Ma Salvini, che pure è venuto recentemente a Rosarno a ringraziare i suoi elettori, della tendopoli di San Ferdinando e delle ragioni di questa povertà coatta non si vuol affatto occupare. E ha delegato al ministero dell’agricoltura Gian Marco Centinaio, leghista doc e molto sprezzante verso il Mezzogiorno. Vedremo cosa farà.
“Al governo non c’è Batman, né Robin”, ha detto ancora Salvini. Eh sì, lo sapevamo: Batman e Robin avrebbero raccolto un po’ più del 17% della Lega. E poi i due supereroi di solito non se la pigliano con i deboli. “Lo sappiamo che il lavoro non c’è neanche per i ragazzi italiani. Non tutti vengono a cercare a lavoro” dice Amir. E’ iraniano e cristiano, nel suo paese c’è una persecuzione contro i cristiani, non esplicita ma non per questo meno implacabile. E’ un ingegnere, una persona colta, che ha andandosene dal suo paese ha perso status, famiglia e il piacere di parlare la sua lingua, qui si arrangia con lavori precari. Eppure non rimpiange la sua scelta: “C’era un prezzo da pagare e l’ho pagato – dice – avrei potuto restare laggiù solo a costo di abiurare, nascondere la mia fede. Al nuovo ministro vorrei solo ricordare la bellezza delle parole di Gesù, io ho avuto fame e mi avete dato da mangiare, ho avuto sete e mi avete dato da bere; ero forestiero e mi avete ospitato… Ma forse è inutile, non credo che sia cattolico”.
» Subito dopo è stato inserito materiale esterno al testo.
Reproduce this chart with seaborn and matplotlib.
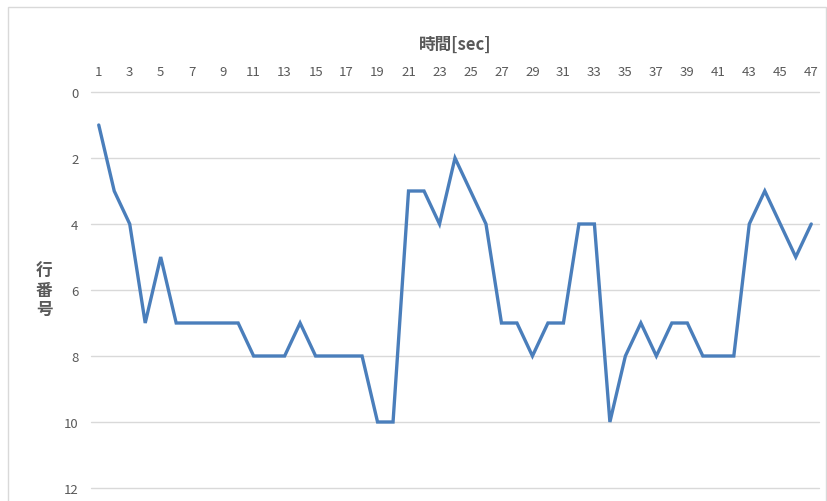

Shaila non vuol commentare le frasi del neoministro leghista. Bengalese, suo marito è un commerciante, sa quanto è dura la vita di lascia patria e famiglia, quanta fatica costi l’inserirsi in una città straniera. Cosa sia la Lega non lo sa ma è decisa: quando muore qualcuno, ucciso o annegato, le parole non hanno cittadinanza. Bisogna piangere, e cercare di fare in modo che quelle morti non si ripetano. Sarà difficile, Shaila, ma hai ragione, bisogna tentare.

Nella scuola di italiano frequentata da Mamadou l’altro giorno hanno letto e studiato un testo singolare, Mamadou lo ricorda bene. Era la relazione al Congresso americano dell’ispettorato all’immigrazione, tutto dedicato agli immigrati italiani, nel 1912. Un testo che trasforma la povertà in colpa, i pregiudizi razzisti in buon senso. Ma leggerlo oggi, cento anni dopo, fa impressione: “Generalmente sono di piccola statura e di pelle scura. Non amano l’acqua, molti di loro puzzano perché tengono lo stesso vestito per molte settimane. Si costruiscono baracche di legno ed alluminio nelle periferie delle città dove vivono, vicini gli uni agli altri. Quando riescono ad avvicinarsi al centro affittano a caro prezzo appartamenti fatiscenti. Si presentano di solito in due e cercano una stanza con uso di cucina. Dopo pochi giorni diventano quattro, sei, dieci. Tra loro parlano lingue a noi incomprensibili, probabilmente antichi dialetti. Molti bambini vengono utilizzati per chiedere l’elemosina ma sovente davanti alle chiese donne vestite di scuro e uomini quasi sempre anziani invocano pietà, con toni lamentosi e petulanti”. E continua: rissosi, violenti, con il coltello in tasca, si dice che siano stupratori abituali, “Vanno privilegiati i veneti e i lombardi, tardi di comprendonio e ignoranti ma disposti più di altri a lavorare”, gli altri vanno rimpatriati. Perché, conclude “La sicurezza deve essere la prima preoccupazione”. Ma senti, dice Mamadou, “sono passati più di cento anni. Eppure, da chi ho appena sentito queste stesse parole?”.